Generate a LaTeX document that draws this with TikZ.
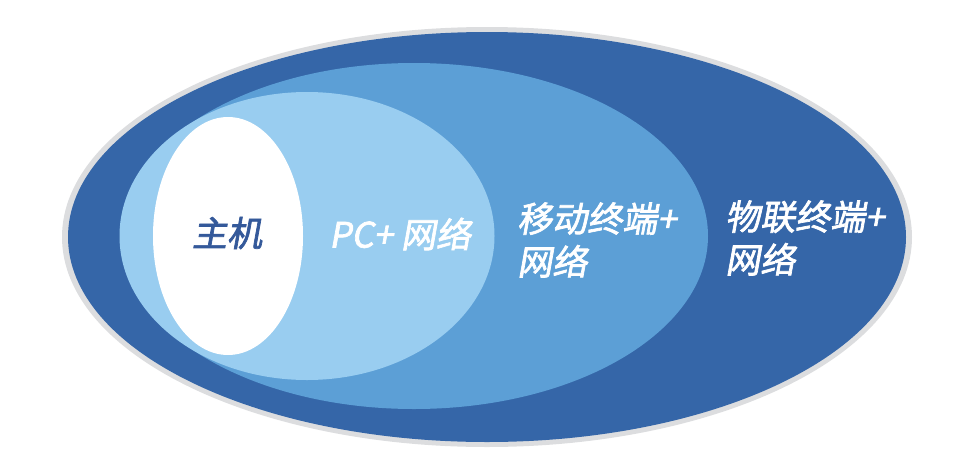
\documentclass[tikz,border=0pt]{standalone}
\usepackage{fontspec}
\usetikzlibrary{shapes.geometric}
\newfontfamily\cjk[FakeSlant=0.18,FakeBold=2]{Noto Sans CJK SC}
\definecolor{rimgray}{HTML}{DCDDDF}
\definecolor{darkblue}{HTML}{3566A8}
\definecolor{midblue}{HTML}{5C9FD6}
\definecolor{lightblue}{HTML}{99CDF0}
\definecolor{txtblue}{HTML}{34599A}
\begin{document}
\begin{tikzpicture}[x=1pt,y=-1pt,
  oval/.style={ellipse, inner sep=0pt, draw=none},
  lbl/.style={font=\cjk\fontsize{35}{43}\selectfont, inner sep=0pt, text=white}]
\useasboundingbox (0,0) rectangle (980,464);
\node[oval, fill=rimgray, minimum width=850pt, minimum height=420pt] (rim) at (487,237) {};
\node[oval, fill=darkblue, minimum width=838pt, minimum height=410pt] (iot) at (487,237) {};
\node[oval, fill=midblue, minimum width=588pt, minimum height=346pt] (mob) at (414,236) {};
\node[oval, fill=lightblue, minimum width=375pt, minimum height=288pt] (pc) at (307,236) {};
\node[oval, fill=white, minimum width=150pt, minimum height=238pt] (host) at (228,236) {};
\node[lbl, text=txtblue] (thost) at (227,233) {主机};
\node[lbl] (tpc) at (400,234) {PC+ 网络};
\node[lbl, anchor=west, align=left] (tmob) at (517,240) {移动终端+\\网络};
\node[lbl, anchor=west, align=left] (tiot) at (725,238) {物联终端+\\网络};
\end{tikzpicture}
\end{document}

▸ WHAT THE TASK ASKS
Reproduce each line word for word and drop the pictures.

▸ COMPLETE ANSWER
Generate a LaTeX document that draws this with TikZ.
\documentclass[tikz,border=0pt]{standalone}
\usepackage{fontspec}
\usetikzlibrary{shapes.geometric}
\newfontfamily\cjk[FakeSlant=0.18,FakeBold=2]{Noto Sans CJK SC}
\definecolor{rimgray}{HTML}{DCDDDF}
\definecolor{darkblue}{HTML}{3566A8}
\definecolor{midblue}{HTML}{5C9FD6}
\definecolor{lightblue}{HTML}{99CDF0}
\definecolor{txtblue}{HTML}{34599A}
\begin{document}
\begin{tikzpicture}[x=1pt,y=-1pt,
  oval/.style={ellipse, inner sep=0pt, draw=none},
  lbl/.style={font=\cjk\fontsize{35}{43}\selectfont, inner sep=0pt, text=white}]
\useasboundingbox (0,0) rectangle (980,464);
\node[oval, fill=rimgray, minimum width=850pt, minimum height=420pt] (rim) at (487,237) {};
\node[oval, fill=darkblue, minimum width=838pt, minimum height=410pt] (iot) at (487,237) {};
\node[oval, fill=midblue, minimum width=588pt, minimum height=346pt] (mob) at (414,236) {};
\node[oval, fill=lightblue, minimum width=375pt, minimum height=288pt] (pc) at (307,236) {};
\node[oval, fill=white, minimum width=150pt, minimum height=238pt] (host) at (228,236) {};
\node[lbl, text=txtblue] (thost) at (227,233) {主机};
\node[lbl] (tpc) at (400,234) {PC+ 网络};
\node[lbl, anchor=west, align=left] (tmob) at (517,240) {移动终端+\\网络};
\node[lbl, anchor=west, align=left] (tiot) at (725,238) {物联终端+\\网络};
\end{tikzpicture}
\end{document}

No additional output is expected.